Requirements: Below is a listing; write it out exactly and drop any images from it.

Stored data:
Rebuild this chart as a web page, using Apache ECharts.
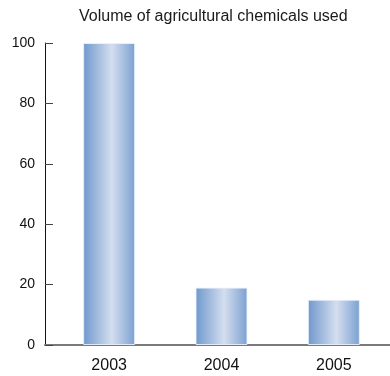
<!DOCTYPE html>
<html>
<head>
<meta charset="utf-8">
<script src="https://cdn.jsdelivr.net/npm/echarts@6/dist/echarts.min.js"></script>
<style>
  html, body { margin: 0; padding: 0; background: #fff; }
  #chart { width: 390px; height: 376px; }
</style>
</head>
<body>
<div id="chart"></div>
<script>
// Chart data
const titleText = 'Volume of agricultural chemicals used';
const years = ['2003', '2004', '2005'];
const volumes = [100, 19, 15];
const yTicks = { min: 0, max: 100, step: 20 };

const FONT = '"Liberation Sans", Arial, sans-serif';

const chart = echarts.init(document.getElementById('chart'), null, { renderer: 'canvas' });

const barFill = new echarts.graphic.LinearGradient(0, 0, 1, 0, [
  { offset: 0, color: '#6f98cd' },
  { offset: 0.55, color: '#d4deef' },
  { offset: 1, color: '#7ba0d1' }
]);

chart.setOption({
  animation: false,
  backgroundColor: '#ffffff',
  title: {
    text: titleText,
    left: 74,
    top: 4,
    textStyle: { fontFamily: FONT, fontSize: 16, fontWeight: 'normal', color: '#1a1a1a' }
  },
  grid: [
    { left: 53, right: -3, top: 43, bottom: 31, containLabel: false },
    { left: 45, right: 0, top: 43, bottom: 31, containLabel: false }
  ],
  xAxis: [
    {
      type: 'category',
      gridIndex: 0,
      data: years,
      axisLine: { show: false },
      axisTick: { show: false },
      axisLabel: { fontFamily: FONT, fontSize: 16, color: '#111', margin: 13 }
    },
    {
      // baseline running under the whole plot, from the y axis to the right edge
      type: 'value',
      gridIndex: 1,
      min: 0,
      max: 1,
      axisLine: { show: true, lineStyle: { color: '#7a7a7a', width: 2 } },
      axisTick: { show: false },
      axisLabel: { show: false },
      splitLine: { show: false }
    }
  ],
  yAxis: [
    {
      type: 'value',
      gridIndex: 0,
      min: yTicks.min,
      max: yTicks.max,
      interval: yTicks.step,
      offset: 8,
      axisLine: { show: true, lineStyle: { color: '#111', width: 1 } },
      axisTick: { show: true, inside: true, length: 8, lineStyle: { color: '#444', width: 1 } },
      axisLabel: { fontFamily: FONT, fontSize: 14, color: '#111', margin: 10 },
      splitLine: { show: false }
    },
    {
      type: 'value',
      gridIndex: 1,
      min: 0,
      max: 1,
      show: false
    }
  ],
  series: [
    {
      type: 'bar',
      xAxisIndex: 0,
      yAxisIndex: 0,
      data: volumes,
      barWidth: 52,
      itemStyle: {
        color: barFill,
        borderColor: 'rgba(235,242,252,0.9)',
        borderWidth: 1
      }
    }
  ]
});
</script>
</body>
</html>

Exercise output:
Rebuild this chart as a web page, using Apache ECharts.
<!DOCTYPE html>
<html>
<head>
<meta charset="utf-8">
<script src="https://cdn.jsdelivr.net/npm/echarts@6/dist/echarts.min.js"></script>
<style>
  html, body { margin: 0; padding: 0; background: #fff; }
  #chart { width: 390px; height: 376px; }
</style>
</head>
<body>
<div id="chart"></div>
<script>
// Chart data
const titleText = 'Volume of agricultural chemicals used';
const years = ['2003', '2004', '2005'];
const volumes = [100, 19, 15];
const yTicks = { min: 0, max: 100, step: 20 };

const FONT = '"Liberation Sans", Arial, sans-serif';

const chart = echarts.init(document.getElementById('chart'), null, { renderer: 'canvas' });

const barFill = new echarts.graphic.LinearGradient(0, 0, 1, 0, [
  { offset: 0, color: '#6f98cd' },
  { offset: 0.55, color: '#d4deef' },
  { offset: 1, color: '#7ba0d1' }
]);

chart.setOption({
  animation: false,
  backgroundColor: '#ffffff',
  title: {
    text: titleText,
    left: 74,
    top: 4,
    textStyle: { fontFamily: FONT, fontSize: 16, fontWeight: 'normal', color: '#1a1a1a' }
  },
  grid: [
    { left: 53, right: -3, top: 43, bottom: 31, containLabel: false },
    { left: 45, right: 0, top: 43, bottom: 31, containLabel: false }
  ],
  xAxis: [
    {
      type: 'category',
      gridIndex: 0,
      data: years,
      axisLine: { show: false },
      axisTick: { show: false },
      axisLabel: { fontFamily: FONT, fontSize: 16, color: '#111', margin: 13 }
    },
    {
      // baseline running under the whole plot, from the y axis to the right edge
      type: 'value',
      gridIndex: 1,
      min: 0,
      max: 1,
      axisLine: { show: true, lineStyle: { color: '#7a7a7a', width: 2 } },
      axisTick: { show: false },
      axisLabel: { show: false },
      splitLine: { show: false }
    }
  ],
  yAxis: [
    {
      type: 'value',
      gridIndex: 0,
      min: yTicks.min,
      max: yTicks.max,
      interval: yTicks.step,
      offset: 8,
      axisLine: { show: true, lineStyle: { color: '#111', width: 1 } },
      axisTick: { show: true, inside: true, length: 8, lineStyle: { color: '#444', width: 1 } },
      axisLabel: { fontFamily: FONT, fontSize: 14, color: '#111', margin: 10 },
      splitLine: { show: false }
    },
    {
      type: 'value',
      gridIndex: 1,
      min: 0,
      max: 1,
      show: false
    }
  ],
  series: [
    {
      type: 'bar',
      xAxisIndex: 0,
      yAxisIndex: 0,
      data: volumes,
      barWidth: 52,
      itemStyle: {
        color: barFill,
        borderColor: 'rgba(235,242,252,0.9)',
        borderWidth: 1
      }
    }
  ]
});
</script>
</body>
</html>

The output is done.